Once we were in, nobody bothered us much. We stayed on the red carpet interviewing celebrities for hours.

Was there anything going on that the home viewer can't see?
Off-camera, there were the usual throngs of waiting fans and security. We actually interviewed many more that weren't included on the Tonight Show piece. We made a longer video that includes a bunch more celebrities.

Did you notice Angelina Jolie in your footage?
Nobody knew Angelina Jolie at the time. I think she was 14 or 15, and in the midst of her one awkward year. Years later, I watched the tape and realized it was her. Anyone who thinks she's had her lips done should watch the tape. They're her lips.

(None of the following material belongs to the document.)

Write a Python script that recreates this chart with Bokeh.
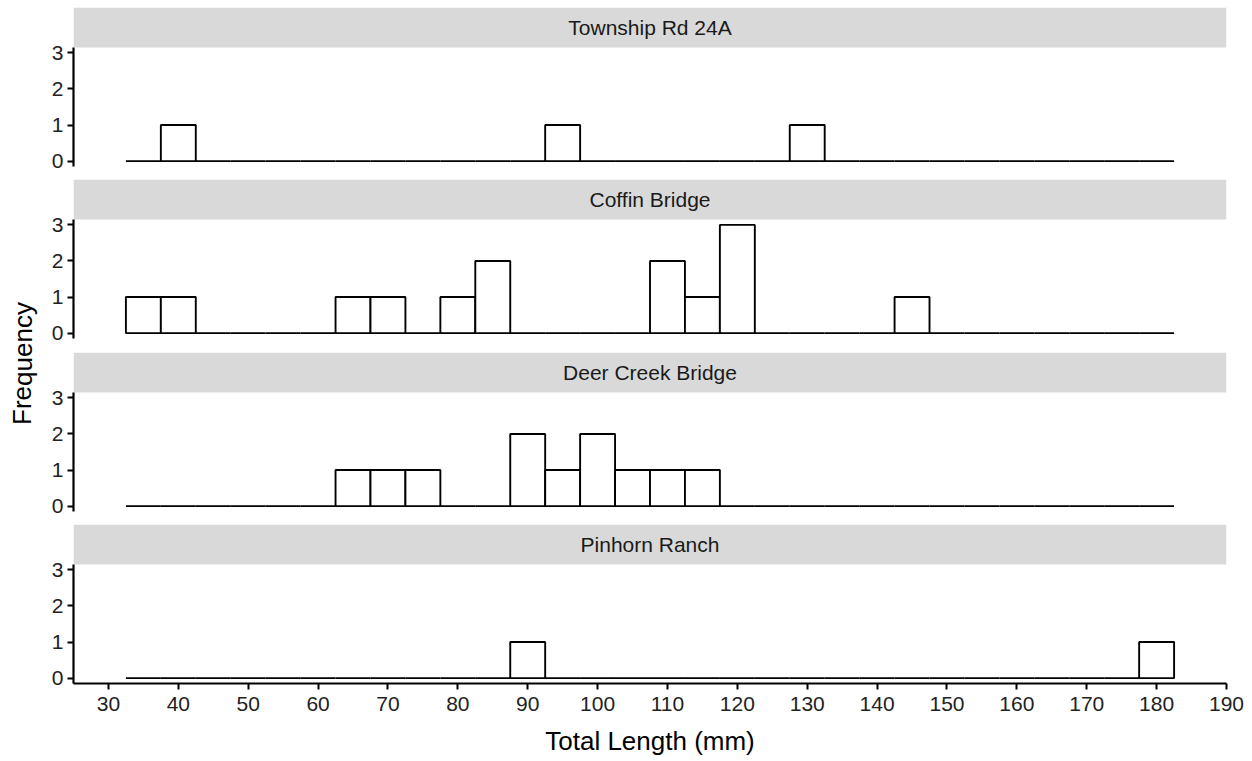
from bokeh.plotting import figure
from bokeh.layouts import column, row
from bokeh.models import Range1d, FixedTicker
from bokeh.core.properties import value
from bokeh.embed import file_html
from bokeh.resources import INLINE

# ---- data (histogram counts, bin width 5 mm) ----
bin_centers = [35, 40, 45, 50, 55, 60, 65, 70, 75, 80, 85, 90, 95, 100, 105,
               110, 115, 120, 125, 130, 135, 140, 145, 150, 155, 160, 165, 170, 175, 180]
sites = ["Township Rd 24A", "Coffin Bridge", "Deer Creek Bridge", "Pinhorn Ranch"]
township_counts = [0, 1, 0, 0, 0, 0, 0, 0, 0, 0, 0, 0, 1, 0, 0,
                   0, 0, 0, 0, 1, 0, 0, 0, 0, 0, 0, 0, 0, 0, 0]
coffin_counts = [1, 1, 0, 0, 0, 0, 1, 1, 0, 1, 2, 0, 0, 0, 0,
                 2, 1, 3, 0, 0, 0, 0, 1, 0, 0, 0, 0, 0, 0, 0]
deer_counts = [0, 0, 0, 0, 0, 0, 1, 1, 1, 0, 0, 2, 1, 2, 1,
               1, 1, 0, 0, 0, 0, 0, 0, 0, 0, 0, 0, 0, 0, 0]
pinhorn_counts = [0, 0, 0, 0, 0, 0, 0, 0, 0, 0, 0, 1, 0, 0, 0,
                  0, 0, 0, 0, 0, 0, 0, 0, 0, 0, 0, 0, 0, 0, 1]
all_counts = [township_counts, coffin_counts, deer_counts, pinhorn_counts]
x_ticks = [30, 40, 50, 60, 70, 80, 90, 100, 110, 120, 130, 140, 150, 160, 170, 180, 190]
y_ticks = [0, 1, 2, 3]
x_title = "Total Length (mm)"
y_title = "Frequency"
bin_width = 5

FONT = "Liberation Sans"
STRIP_FILL = "#D9D9D9"
TEXT_COL = "#1A1A1A"
TICK_COL = "#222222"

X0, X1 = 25, 190
Y0, Y1 = -0.15, 3.15
PANEL_H = 119
STRIP_H = 40
FRAME_H = PANEL_H + STRIP_H
YTOP = Y0 + (Y1 - Y0) * FRAME_H / PANEL_H

LEFT_W = 48
FIG_W = 1196
BL, BR = 25, 18
tops = [7, 0, 0, 0]
bottoms = [13, 14, 13, 75]

figs = []
for i, (site, counts) in enumerate(zip(sites, all_counts)):
    last = (i == 3)
    p = figure(width=FIG_W, height=tops[i] + FRAME_H + bottoms[i],
               x_range=Range1d(X0, X1), y_range=Range1d(Y0, YTOP),
               output_backend="svg", toolbar_location=None,
               x_axis_location="below" if last else None,
               min_border_left=BL, min_border_right=BR, min_border_top=tops[i],
               min_border_bottom=bottoms[i])
    p.grid.visible = False
    p.outline_line_color = None
    # facet strip
    p.quad(left=[X0], right=[X1], bottom=[Y1], top=[YTOP],
           fill_color=STRIP_FILL, line_color=None)
    p.text(x=[(X0 + X1) / 2], y=[(Y1 + YTOP) / 2], text=[site], text_align="center",
           text_baseline="middle", text_font=value(FONT), text_font_size="21px",
           text_color=TEXT_COL)
    # histogram
    lefts = [c - bin_width / 2 for c in bin_centers]
    rights = [c + bin_width / 2 for c in bin_centers]
    p.quad(left=lefts, right=rights, bottom=0, top=counts,
           fill_color="white", line_color="black", line_width=1.9)
    for ax in p.yaxis:
        ax.ticker = FixedTicker(ticks=y_ticks)
        ax.bounds = (Y0, Y1)
        ax.major_label_standoff = 4
    if last:
        for ax in p.xaxis:
            ax.ticker = FixedTicker(ticks=x_ticks)
            ax.axis_label = x_title
            ax.axis_label_text_font = FONT
            ax.axis_label_text_font_size = "26px"
            ax.axis_label_text_font_style = "normal"
            ax.axis_label_text_color = "black"
            ax.axis_label_standoff = 12
            ax.major_label_standoff = 7
    for ax in p.axis:
        ax.axis_line_color = "black"
        ax.axis_line_width = 2.2
        ax.major_tick_line_color = "black"
        ax.major_tick_line_width = 2
        ax.major_tick_out = 6
        ax.major_tick_in = 0
        ax.minor_tick_line_color = None
        ax.major_label_text_font = FONT
        ax.major_label_text_font_size = "21px"
        ax.major_label_text_color = TICK_COL
    figs.append(p)

total_h = sum(f.height for f in figs)
lab = figure(width=LEFT_W, height=total_h, x_range=Range1d(0, LEFT_W), y_range=Range1d(0, total_h),
             output_backend="svg", toolbar_location=None,
             x_axis_location=None, y_axis_location=None, min_border=0)
lab.grid.visible = False
lab.outline_line_color = None
lab.text(x=[22], y=[total_h - 363], text=[y_title], angle=1.5707963, text_align="center",
         text_baseline="middle", text_font=value(FONT), text_font_size="26px", text_color="black")

layout = row(lab, column(*figs, spacing=0), spacing=0)
open("out.html", "w").write(file_html(layout, INLINE))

So what happened afterward?
I probably received a hundred calls from agents, studios, producers. Classic flavor-of-the-month stuff. I signed with an agent and started doing shorts for the Movie Channel, using the personae I created for the Oscar piece—but now calling myself "Harvey Shine." I did those for three years. I got to go on David Letterman's show the next year. After that, I hosted a bunch of pilots and did some acting in a few films and a bunch of commercials. I also did stand-up comedy for a number of years. Eventually, I went back to what I originally went to film school for. I started writing for animated shows (including Phineas and Ferb) and am now a producer on Deadliest Catch.

And that's all thanks to the stunt?
The Oscars stunt certainly gave me a launching pad. I got to do things I probably never would have were it not for that. My only regret is that I'm not sure it's ever gotten full recognition for the influence it's had. I've had major film directors tell me that they went to film school after seeing our Tonight Show segment. We interviewed Howard Stern while we were on the red carpet—and only then did he start sending out "Stuttering John" Melendez to do celebrity interviews.

Do you think you made an impact?
I think if it had a ripple effect, it was that it helped bridge the gap between professional video and amateur video. I think people may have seen the piece and thought, I'm gonna do something like that, too. This was the era when high-quality home video was just starting. We weren't celebrities and we weren't connected. But, we made a video and got to be interviewed by Johnny Carson. I'm not sure that had happened before.